Soumyasri R

AVJ sat down with Pleasanton mayor candidate Karla Brown to get some further insight on what she plans to do as mayor, if elected.

Pleasanton mayor candidate Karla Brown promises to stand up for what is right for the community

Long-time city council member and proud local, Karla Brown is running for Pleasanton Mayor in the 2020 November election. Her campaign emphasizes working towards clean drinking water, supporting local businesses, and utilizing her efforts to slowly grow Pleasanton into its best version of itself. 

“So I think that’s because I really try to listen to the residents and stand up for what they want instead of telling them, no, this is what you want. You know, it’s a very different way to do leadership. I’m in charge and I know what you want versus what you want. You tell me and I’ll make it happen,” said Pleasanton Mayor Candidate Karla Brown. 

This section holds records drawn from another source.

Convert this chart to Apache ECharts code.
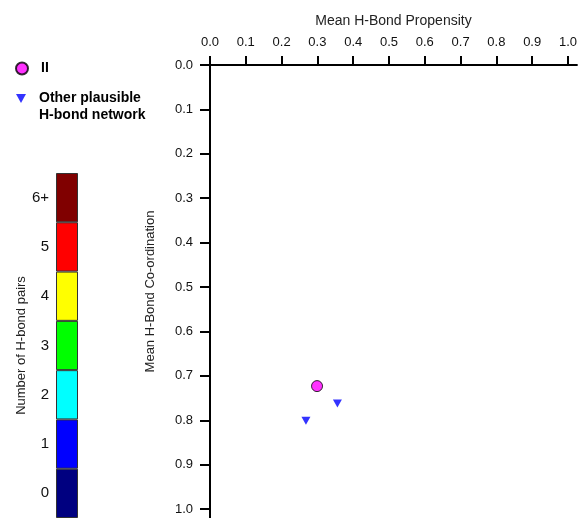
<!DOCTYPE html>
<html>
<head>
<meta charset="utf-8">
<script src="https://cdn.jsdelivr.net/npm/echarts@6/dist/echarts.min.js"></script>
<style>
  html, body { margin: 0; padding: 0; background: #fff; }
  #main { width: 580px; height: 518px; }
</style>
</head>
<body>
<div id="main"></div>
<script>
// 数据
var tickValues = [0, 0.1, 0.2, 0.3, 0.4, 0.5, 0.6, 0.7, 0.8, 0.9, 1.0];
var seriesIIPoints = [[0.299, 0.723]];
var otherNetworkPoints = [[0.356, 0.762], [0.268, 0.801]];
var pairCategories = ['0', '1', '2', '3', '4', '5', '6+'];
var pairColors = ['#000080', '#0000ff', '#00ffff', '#00ff00', '#ffff00', '#ff0000', '#800000'];
var pairSegments = [1, 1, 1, 1, 1, 1, 1];

var otherName = 'Other plausible\nH-bond network';
var triDown = 'path://M0,0L2,0L1,1.8Z';
var font = 'Liberation Sans';

var myChart = echarts.init(document.getElementById('main'));
var legendText = { fontSize: 14, fontWeight: 'bold', color: '#000', lineHeight: 17, padding: [0, 0, 0, 8] };
var option = {
    animation: false,
    textStyle: { fontFamily: font },
    legend: [
        {
            data: ['II'],
            orient: 'vertical',
            left: 15, top: 60,
            padding: 0,
            itemWidth: 12, itemHeight: 12,
            textStyle: legendText
        },
        {
            data: [otherName],
            orient: 'vertical',
            left: 16, top: 73,
            padding: 0,
            itemWidth: 10, itemHeight: 9,
            // 图标与第一行对齐
            formatter: function (name) { return ' \n' + name; },
            textStyle: legendText
        }
    ],
    grid: [
        { left: 210, right: 0, top: 65, bottom: 0, containLabel: false },
        { left: 56, width: 22, top: 173, bottom: 0, containLabel: false }
    ],
    xAxis: [
        {
            type: 'value',
            gridIndex: 0,
            position: 'top',
            min: 0, max: 1.025,
            name: 'Mean H-Bond Propensity',
            nameLocation: 'middle',
            nameGap: 37,
            nameTextStyle: { fontSize: 14, color: '#222' },
            splitLine: { show: false },
            axisLine: { onZero: true, lineStyle: { color: '#000', width: 2 } },
            axisTick: { customValues: tickValues, length: 9, lineStyle: { color: '#000', width: 2 } },
            axisLabel: {
                customValues: tickValues, margin: 16, fontSize: 13, color: '#111',
                formatter: function (v) { return v.toFixed(1); }
            }
        },
        { type: 'value', gridIndex: 1, min: 0, max: 1, show: false }
    ],
    yAxis: [
        {
            type: 'value',
            gridIndex: 0,
            inverse: true,
            min: 0, max: 1.02,
            name: 'Mean H-Bond Co-ordination',
            nameLocation: 'middle',
            nameGap: 53,
            nameTextStyle: { fontSize: 13, color: '#222' },
            splitLine: { show: false },
            axisLine: { onZero: true, lineStyle: { color: '#000', width: 2 } },
            axisTick: { customValues: tickValues, length: 10, lineStyle: { color: '#000', width: 2 } },
            axisLabel: {
                customValues: tickValues, margin: 17, fontSize: 13, color: '#111',
                formatter: function (v) { return v.toFixed(1); }
            }
        },
        {
            type: 'category',
            gridIndex: 1,
            data: pairCategories,
            name: 'Number of H-bond pairs',
            nameLocation: 'middle',
            nameGap: 28,
            nameTextStyle: { fontSize: 13, color: '#222' },
            axisLine: { show: false },
            axisTick: { show: false },
            splitLine: { show: false },
            axisLabel: { fontSize: 15, margin: 7, color: '#111' }
        }
    ],
    series: [
        {
            name: 'II',
            type: 'scatter',
            xAxisIndex: 0, yAxisIndex: 0,
            symbol: 'circle',
            symbolSize: 11,
            itemStyle: { color: '#ff00ff', borderColor: '#000', borderWidth: 1 },
            data: seriesIIPoints
        },
        {
            name: otherName,
            type: 'scatter',
            xAxisIndex: 0, yAxisIndex: 0,
            symbol: triDown,
            symbolSize: [9, 8],
            itemStyle: { color: '#0000ff' },
            data: otherNetworkPoints
        },
        {
            name: 'colorbar',
            type: 'bar',
            xAxisIndex: 1, yAxisIndex: 1,
            barWidth: '100%',
            silent: true,
            data: pairSegments.map(function (v, i) {
                return { value: v, itemStyle: { color: pairColors[i] } };
            }),
            itemStyle: { borderColor: '#333', borderWidth: 1 }
        }
    ]
};
myChart.setOption(option);
</script>
</body>
</html>
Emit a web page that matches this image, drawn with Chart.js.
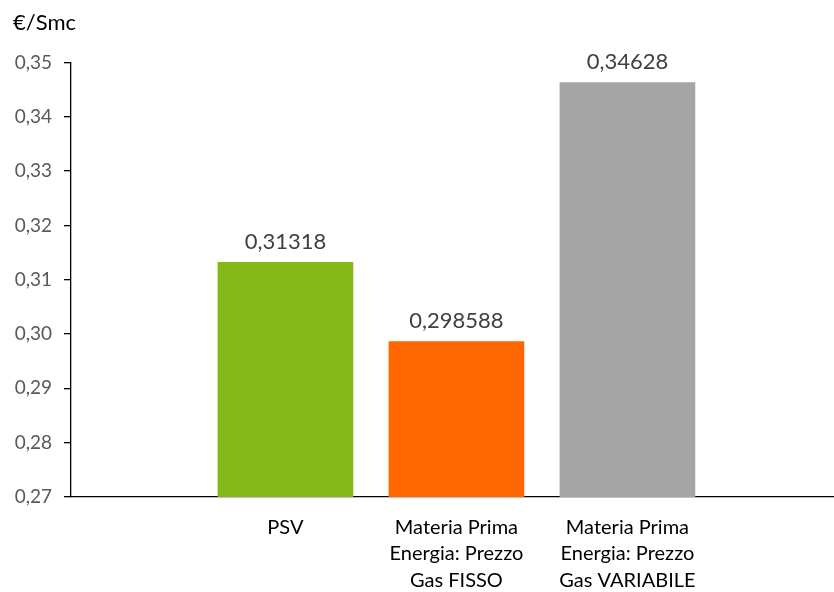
<!DOCTYPE html>
<html lang="it">
<head>
<meta charset="utf-8">
<title>€/Smc</title>
<script src="https://cdn.jsdelivr.net/npm/chart.js@4/dist/chart.umd.min.js"></script>
<style>
    html, body { margin: 0; padding: 0; background: #fff; }
    #wrap { width: 834px; height: 592px; position: relative; }
</style>
</head>
<body>
<div id="wrap"><canvas id="price-chart"></canvas></div>
<script>
// Categorie e valori (€/Smc)
const categories = [
    ['PSV'],
    ['Materia Prima', 'Energia: Prezzo', 'Gas FISSO'],
    ['Materia Prima', 'Energia: Prezzo', 'Gas VARIABILE']
];
const values = [0.31318, 0.298588, 0.34628];
const barColors = ['#84b817', '#ff6600', '#a5a5a5'];
const yTicks = [0.27, 0.28, 0.29, 0.30, 0.31, 0.32, 0.33, 0.34, 0.35];
const unitLabel = '€/Smc';

const FONT = 'Lato, "Open Sans", sans-serif';
const X_MIN = -0.254;
const X_MAX = 4.208;

const fmt = v => String(v).replace('.', ',');

// etichette dei valori sopra le barre
const valueLabels = {
    id: 'valueLabels',
    afterDatasetsDraw(chart) {
        const { ctx } = chart;
        const meta = chart.getDatasetMeta(0);
        ctx.save();
        ctx.font = '22px ' + FONT;
        ctx.fillStyle = '#404040';
        ctx.textAlign = 'center';
        ctx.textBaseline = 'bottom';
        meta.data.forEach((bar, i) => {
            ctx.fillText(fmt(values[i]), bar.x, bar.y - 10);
        });
        ctx.restore();
    }
};

new Chart(document.getElementById('price-chart'), {
    type: 'bar',
    data: {
        datasets: [{
            data: values.map((v, i) => ({ x: i + 1, y: v })),
            backgroundColor: barColors,
            borderWidth: 0,
            barThickness: 135
        }]
    },
    options: {
        responsive: true,
        maintainAspectRatio: false,
        animation: false,
        layout: { padding: { left: 13, right: 0, top: 0, bottom: 0 } },
        plugins: {
            legend: { display: false },
            tooltip: { enabled: false },
            title: {
                display: true,
                text: unitLabel,
                align: 'start',
                color: '#000',
                font: { family: FONT, size: 22, weight: 'normal' },
                padding: { top: 10, bottom: 26 }
            }
        },
        scales: {
            x: {
                type: 'linear',
                offset: false,
                min: X_MIN,
                max: X_MAX,
                // tacca all'incrocio con l'asse y + una tacca per categoria
                afterBuildTicks: scale => {
                    scale.ticks = [{ value: X_MIN }].concat(categories.map((c, i) => ({ value: i + 1 })));
                },
                afterFit: scale => { scale.height = 95; },
                grid: {
                    display: true,
                    drawOnChartArea: false,
                    drawTicks: true,
                    tickLength: 7,
                    lineWidth: 1.3,
                    color: ctx => (ctx.tick && ctx.tick.value === X_MIN ? '#000' : 'rgba(0,0,0,0)')
                },
                border: { display: true, color: '#000', width: 1.3 },
                ticks: {
                    autoSkip: false,
                    maxRotation: 0,
                    padding: 10,
                    color: '#000',
                    font: { family: FONT, size: 20, lineHeight: 1.33 },
                    callback: v => (v === X_MIN ? '' : categories[v - 1])
                }
            },
            y: {
                min: 0.27,
                max: 0.35,
                afterBuildTicks: scale => {
                    scale.ticks = yTicks.map(v => ({ value: v }));
                },
                afterFit: scale => { scale.width = 58; },
                grid: {
                    drawOnChartArea: false,
                    drawTicks: true,
                    tickLength: 7,
                    color: '#000',
                    lineWidth: 1.3
                },
                border: { display: true, color: '#000', width: 1.3 },
                ticks: {
                    padding: 12,
                    color: '#595959',
                    font: { family: FONT, size: 19 },
                    callback: v => v.toFixed(2).replace('.', ',')
                }
            }
        }
    },
    plugins: [valueLabels]
});
</script>
</body>
</html>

Water has always been a big issue throughout our lives in Pleasanton, and that is because there have been traces of Teflons and PFAS in the water. These chemicals are harmful to the body, and too much of it can cause liver damage, and more complications. 

“The important thing is I know a lot about water and a lot about water purification. And so we’re figuring out how to remove that. And one of our wells, we have three city wells and one of them has PFAS contamination. We shut it off as soon as we found it. It doesn’t provide water to anybody. Safety is number one always,” said Brown

Ever since COVID-19 started, many businesses have started to close down. With Pleasanton downtown holding many privately-owned business, Brown has contributed to these shops that hold upto 25 employees up to a $20,000 loan for them to keep open.

“So those are really important to me and I think to residents, too. They see downtown as like this window into the economic health of Pleasanton. And if you see it all boarded up or you see a lot of vacancies and and, you know, graffiti, you think, gosh, it’s just not a great quality place to live. So that’s what people really look at [in a] downtown. And it’s really meant that that eye into our economic health,” said Brown

Brown is very adamant about sticking to what residents want, and her goals for Pleasanton include her vision of improving the vibrancy of downtown, and having a slow expansion of our city. She talked about endorsements, and has laid down her new pledge regarding money from big companies. 

“I will not accept donations from builders or developers and aim to influence my votes. And I think that’s really important for you to know because you want independent decisions that are standing up for residents, not ones that have a cozy relationship with somebody [who] is trying to [start] a project in Pleasanton,” said Brown.

Brown is passionate about improving the community, because though her actions are quick, they live on for years. She is a local resident, and her three daughters have also attended Foothill High School. 

“We have a really incredible community. It’s ranked it’s award winning. It’s ranked as one of the best downtowns. We’ve got some of the most highly qualified schools. And in Alameda County, I think Pleasanton is ranked number one in Alameda County for all our schools…we’re doing something right. Right? So let’s not mess it up. What we’re doing right, I think, is we’re doing carefully planned development and growth,” said Brown

Brown is breaking stereotypes as she runs, because if she does win, she will become the second female mayor of Pleasanton, after Jennifer Hosterman.

“I’m a female and I’m running against all men. I’m the ninth female to ever be in city council and I will be the second female mayor while I’m elected mayor. Women should be there. I love that we are just as smart and, oftentimes, harder working, and oftentimes smarter. But we do take those leadership roles just as equally and half the time as men. So this is one of the opportunities I’m running for females in Pleasanton,” said Brown

Brown has won over the support from many Pleasanton residents and families, including former mayors Jennifer Hosterman and Frank Brandes. She works hard by being accessible to people who try to contact her. 

“I know I’m standing up for what’s right. I know I stand up for what most residents want in Pleasanton. So it’s that passion in that support that keeps me. I’m going forward and saying I’m doing the right thing,” said Brown

She compares the growth of a city like taking care of a garden: one needs to cut out the weeds regularly for the garden to really shine. 

“If you just let your yard grow and you don’t take care of it, it’ll be full of weeds. And the same is true. If we don’t watch it and watch it closely, people who just want to make money off of it will make their money and be gone and we’ll be left with the weeds. It’s really important. Tend our garden,” said Brown.